Claim water scheme governance bid illegal

Fears over future powers of consumer-elected committees to manage rural water schemes in the Waitaki district prompted a challenge that changes the Waitaki District Council wanted to make were illegal.

A representative of the water schemes, Bill Malcolm, told the council this week a legal opinion in 2008 said removing governance, which sets the powers of the water committees, from a bylaw was not legal.

The council was proposing to start a process to revoke the 2001 Rural Water Supply Bylaw and replace it with a new bylaw covering technical issues, including theft of water. The governance of the schemes through the water scheme committees would be covered in a separate policy, rather than being part of the bylaw.

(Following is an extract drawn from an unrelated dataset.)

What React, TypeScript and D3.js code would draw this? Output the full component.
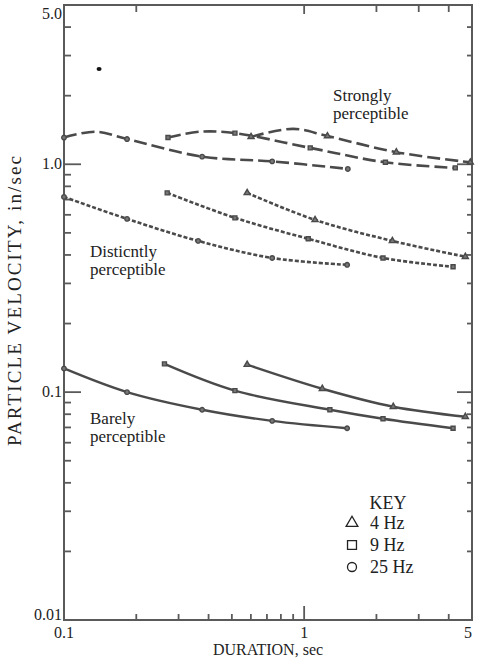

Yesterday, the council changed course and decided to ask chief executive Michael Ross to start a review of the bylaw and confirmed its aim to review water supply management and governance after the adoption of its 2012-22 long-term plan next year.

The council has 21 water schemes, most governed by committees elected by consumers. The exceptions are larger schemes, such as Oamaru's water supply.

The committees are responsible for operating, maintaining and developing the schemes and propose the rates consumers pay.

Mr Malcolm said the 2008 legal opinion said the governance of the schemes could not be separated from the bylaw. The council's proposal to use a policy instead of the bylaw to set the powers and duties of committees went against the legal opinion.

A policy could be changed at any time, but any alterations to a bylaw required a special consultative process.

The existing 2001 bylaw should not be revoked until a new draft bylaw had been prepared and gone out for public consultation.

A joint committee of water scheme representatives and the council had prepared a draft bylaw in 2008, he said.